A typing error by the National Treasury has inflated the size of bilateral debt after Sh8.6 billion was included as part of repayment for a non-existent loan to the United Kingdom.

The first Quarterly Economic and Budgetary Review indicated the Treasury paid Sh8.6 billion interest to the UK, putting total bilateral debt service at Sh41 billion.

The entry came despite Kenya having cleared direct loans owed to its former colonial master, the United Kingdom, in June 2020 after wiring Sh35.3 million to London and has not tapped any new debt from Britain.

Officials said this was a typing error and the figure was supposed to be under Eurobond interest payments for the 10 and 30-year bonds borrowed in 2018, raising questions on the accuracy of data from the Treasury.

This rekindled the infamous typing error that could have added an extra Sh9.2 billion to a supplementary budget presented to Parliament in 2009 by Uhuru Kenyatta when he served as the Finance minister.

“It is a wrong classification of debt service on the table, it is supposed to be Eurobond payment, not UK debt,” said a source at Treasury who did not wish to be named.

The Treasury has since pulled down the Quarterly Economic and Budgetary Review from its website after Business Daily questioned the entry showing the country had paid the Sh8.6 billion to the UK.

In June last year, Kenya for the first time since Independence cleared direct loans owed to the UK, its former colonial master that has recently shifted how it lends to developing countries.

Data from the Treasury indicates that Kenya does not owe Britain as of June compared to a debt of Sh35 million in May and Sh1.4 billion in 2015.

The drop in direct loans from the UK emerged when the country opted to offer funds to agencies such as the Department for International Development (DFID) and the World Bank for onward lending to developing nations like Kenya.

The easing of UK direct debt to Kenya comes as countries like China have ramped up loans to African countries. Beijing has also used debt for geopolitical influence.

The DFID — renamed Foreign, Commonwealth and Development Office — and its investments institution CDC have been channelling loans directly to the private sector companies such as Athi River Mining, Brookside Dairy, Equity Bank, Garden City and M-Kopa Solar.

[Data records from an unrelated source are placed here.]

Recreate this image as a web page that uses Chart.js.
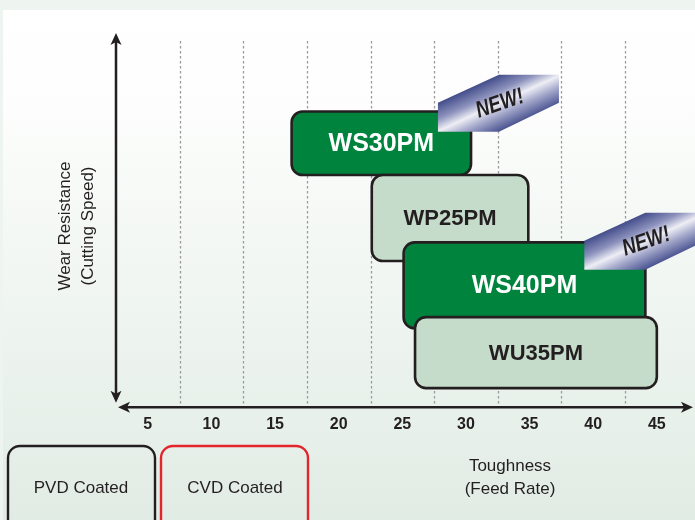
<!DOCTYPE html>
<html>
<head>
<meta charset="utf-8">
<script src="https://cdn.jsdelivr.net/npm/chart.js@4/dist/chart.umd.min.js"></script>
<style>
  html, body { margin: 0; padding: 0; background: #eef4f0; }
  canvas { display: block; }
</style>
</head>
<body>
<canvas id="gradeCanvas" width="695" height="520"></canvas>
<script>
// grade map data (feed rate on x, cutting speed on y)
const grades = ["WS30PM", "WP25PM", "WS40PM", "WU35PM"];
const feedFrom = [16.3, 22.6, 25.1, 26.0];
const feedTo = [30.4, 34.9, 44.1, 45.0];
const speedLow = [62, 39, 21, 5];
const speedHigh = [79, 62, 44, 24];
const isNew = [true, false, true, false];

// where the "NEW!" tags sit, in chart units
const newTagX = [27.8, null, 39.3, null];
const newTagY = [88.8, null, 51.9, null];

const xTicks = [5, 10, 15, 20, 25, 30, 35, 40, 45];
const gridAt = [7.5, 12.5, 17.5, 22.5, 27.5, 32.5, 37.5, 42.5];

const FONT = "'Liberation Sans', Arial, Helvetica, sans-serif";
const INK = "#231f20";

function arrowHead(ctx, x, y, dir) {
  // dir: 'up' | 'down' | 'left' | 'right'
  ctx.save();
  ctx.translate(x, y);
  const rot = { up: -Math.PI / 2, down: Math.PI / 2, left: Math.PI, right: 0 }[dir];
  ctx.rotate(rot);
  ctx.beginPath();
  ctx.moveTo(0, 0);
  ctx.lineTo(-12, -5.5);
  ctx.lineTo(-9, 0);
  ctx.lineTo(-12, 5.5);
  ctx.closePath();
  ctx.fillStyle = INK;
  ctx.fill();
  ctx.restore();
}

function drawNewTag(ctx, left, top) {
  const w = 121, h = 57;
  ctx.save();
  ctx.translate(left, top);
  ctx.beginPath();
  ctx.moveTo(0, 28);
  ctx.lineTo(61, 0);
  ctx.lineTo(w, 0);
  ctx.lineTo(w, 28);
  ctx.lineTo(61, h);
  ctx.lineTo(0, h);
  ctx.closePath();
  const nx = 0.417, ny = 0.909;
  const g = ctx.createLinearGradient(60.5 - 27 * nx, 28.5 - 27 * ny, 60.5 + 27 * nx, 28.5 + 27 * ny);
  g.addColorStop(0, "#3d4786");
  g.addColorStop(0.3, "#8d93bd");
  g.addColorStop(0.5, "#eeeef5");
  g.addColorStop(0.7, "#a4a8cb");
  g.addColorStop(1, "#434d8c");
  ctx.fillStyle = g;
  ctx.fill();
  ctx.translate(62, 29);
  ctx.rotate(-0.33);
  ctx.scale(0.8, 1);
  ctx.fillStyle = INK;
  ctx.font = "italic bold 23px " + FONT;
  ctx.textAlign = "center";
  ctx.textBaseline = "middle";
  ctx.fillText("NEW!", 0, 0);
  ctx.restore();
}

const gradePlugin = {
  id: "gradeMap",
  beforeDraw(chart) {
    const ctx = chart.ctx;
    const { x, y } = chart.scales;
    const area = chart.chartArea;
    ctx.save();
    ctx.fillStyle = "#eef4f0";
    ctx.fillRect(0, 0, chart.width, chart.height);
    const bg = ctx.createLinearGradient(0, 10, 0, chart.height);
    bg.addColorStop(0, "#ffffff");
    bg.addColorStop(0.2, "#fcfdfc");
    bg.addColorStop(1, "#e1ece4");
    ctx.fillStyle = bg;
    ctx.fillRect(3, 10, chart.width - 3, chart.height - 10);

    // dotted guides between the ticks
    ctx.strokeStyle = "#9a9a9a";
    ctx.lineWidth = 1.3;
    ctx.setLineDash([2.5, 2.5]);
    gridAt.forEach(v => {
      const px = Math.round(x.getPixelForValue(v)) + 0.5;
      ctx.beginPath();
      ctx.moveTo(px, area.top + 8);
      ctx.lineTo(px, area.bottom);
      ctx.stroke();
    });
    ctx.restore();
  },
  afterDatasetsDraw(chart) {
    const ctx = chart.ctx;
    const { x, y } = chart.scales;
    const area = chart.chartArea;
    ctx.save();

    // axes with arrows
    ctx.strokeStyle = INK;
    ctx.lineWidth = 2.5;
    ctx.beginPath();
    ctx.moveTo(area.left, area.top + 6);
    ctx.lineTo(area.left, area.bottom - 10);
    ctx.stroke();
    arrowHead(ctx, area.left, area.top, "up");
    arrowHead(ctx, area.left, area.bottom - 4, "down");
    ctx.beginPath();
    ctx.moveTo(area.left + 8, area.bottom + 0.5);
    ctx.lineTo(area.right - 8, area.bottom + 0.5);
    ctx.stroke();
    arrowHead(ctx, area.left + 2, area.bottom + 0.5, "left");
    arrowHead(ctx, area.right - 2, area.bottom + 0.5, "right");

    // grade boxes
    grades.forEach((name, i) => {
      const l = x.getPixelForValue(feedFrom[i]);
      const r = x.getPixelForValue(feedTo[i]);
      const t = y.getPixelForValue(speedHigh[i]);
      const b = y.getPixelForValue(speedLow[i]);
      ctx.beginPath();
      ctx.roundRect(l, t, r - l, b - t, 11);
      ctx.fillStyle = isNew[i] ? "#00843d" : "#c6dccb";
      ctx.fill();
      ctx.lineWidth = 2.6;
      ctx.strokeStyle = INK;
      ctx.stroke();
      ctx.fillStyle = isNew[i] ? "#ffffff" : INK;
      ctx.font = "bold " + (isNew[i] ? 25 : 22) + "px " + FONT;
      ctx.textAlign = "center";
      ctx.textBaseline = "middle";
      ctx.fillText(name, (l + r) / 2, (t + b) / 2 + 1);
    });

    grades.forEach((name, i) => {
      if (newTagX[i] == null) return;
      drawNewTag(ctx, x.getPixelForValue(newTagX[i]), y.getPixelForValue(newTagY[i]));
    });
    ctx.restore();
  },
  afterDraw(chart) {
    const ctx = chart.ctx;
    ctx.save();
    ctx.fillStyle = INK;
    ctx.font = "17px " + FONT;
    ctx.textAlign = "center";
    ctx.textBaseline = "middle";

    // axis titles
    ctx.fillText("Toughness", 510, 466);
    ctx.fillText("(Feed Rate)", 510, 489);
    ctx.save();
    ctx.translate(65, 226);
    ctx.rotate(-Math.PI / 2);
    ctx.fillText("Wear Resistance", 0, 0);
    ctx.fillText("(Cutting Speed)", 0, 23);
    ctx.restore();

    // coating legend boxes
    ctx.lineWidth = 2.4;
    ctx.strokeStyle = INK;
    ctx.beginPath();
    ctx.roundRect(8, 446, 147, 90, 12);
    ctx.stroke();
    ctx.strokeStyle = "#e3262c";
    ctx.beginPath();
    ctx.roundRect(161, 446, 147, 90, 12);
    ctx.stroke();
    ctx.fillText("PVD Coated", 81, 488);
    ctx.fillText("CVD Coated", 235, 488);
    ctx.restore();
  }
};

const gradeChart = new Chart(document.getElementById("gradeCanvas"), {
  type: "scatter",
  data: { datasets: [] },
  options: {
    responsive: false,
    animation: false,
    layout: {
      padding: { left: 116, right: 0, top: 33, bottom: 78 }
    },
    plugins: {
      legend: { display: false },
      tooltip: { enabled: false }
    },
    scales: {
      x: {
        type: "linear",
        min: 2.5,
        max: 48,
        afterBuildTicks: scale => {
          scale.ticks = xTicks.map(v => ({ value: v }));
        },
        grid: { display: false, drawTicks: false },
        border: { display: false },
        ticks: {
          color: INK,
          padding: 8,
          font: { family: FONT, size: 16, weight: "bold" }
        }
      },
      y: {
        type: "linear",
        min: 0,
        max: 100,
        display: false
      }
    }
  },
  plugins: [gradePlugin]
});
</script>
</body>
</html>
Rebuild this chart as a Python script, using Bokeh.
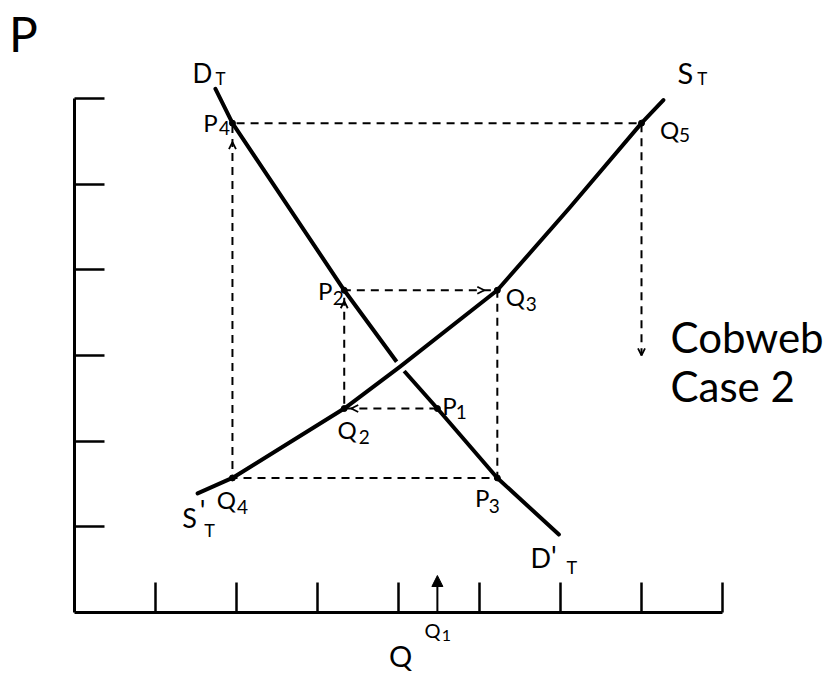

The Sh8.6 billion entry came at a time the Auditor-General has launched a comprehensive assessment of Kenya’s public debt to determine the accuracy of the National Treasury records of the Sh7.7 trillion loans.

Mrs Nancy Gathungu says her office has finalised the June 2020 audit and has started conducting the next round of yearly audits in October.

She told the Senate Finance committee her office is conducting a comprehensive performance audit specifically on public debt servicing activities.

This entails confirming whether the transactions are recorded accurately and completely and whether there is timely repayment of the debt to avoid attracting penalties.

The June 2020 probe had revealed a Sh30 billion gap in Treasury figures in bonds, bills and the government bank statements.

In 2009, Mr Kenyatta faced a storm after it emerged that a typing error added the extra Sh9.2 billion to a supplementary budget.

Mr Kenyatta, serving as finance minister, said there was no intention on the part of the Treasury to defraud taxpayers, terming the error that affected 200 line items as an oversight.

Then Parliament Speaker Kenneth Marende asked the House committee on finance to investigate the matter.

Anti-corruption campaigners said many Kenyan officials are corrupt and sometimes inflate numbers buried in unfathomable lists of figures. The State denied the accusation.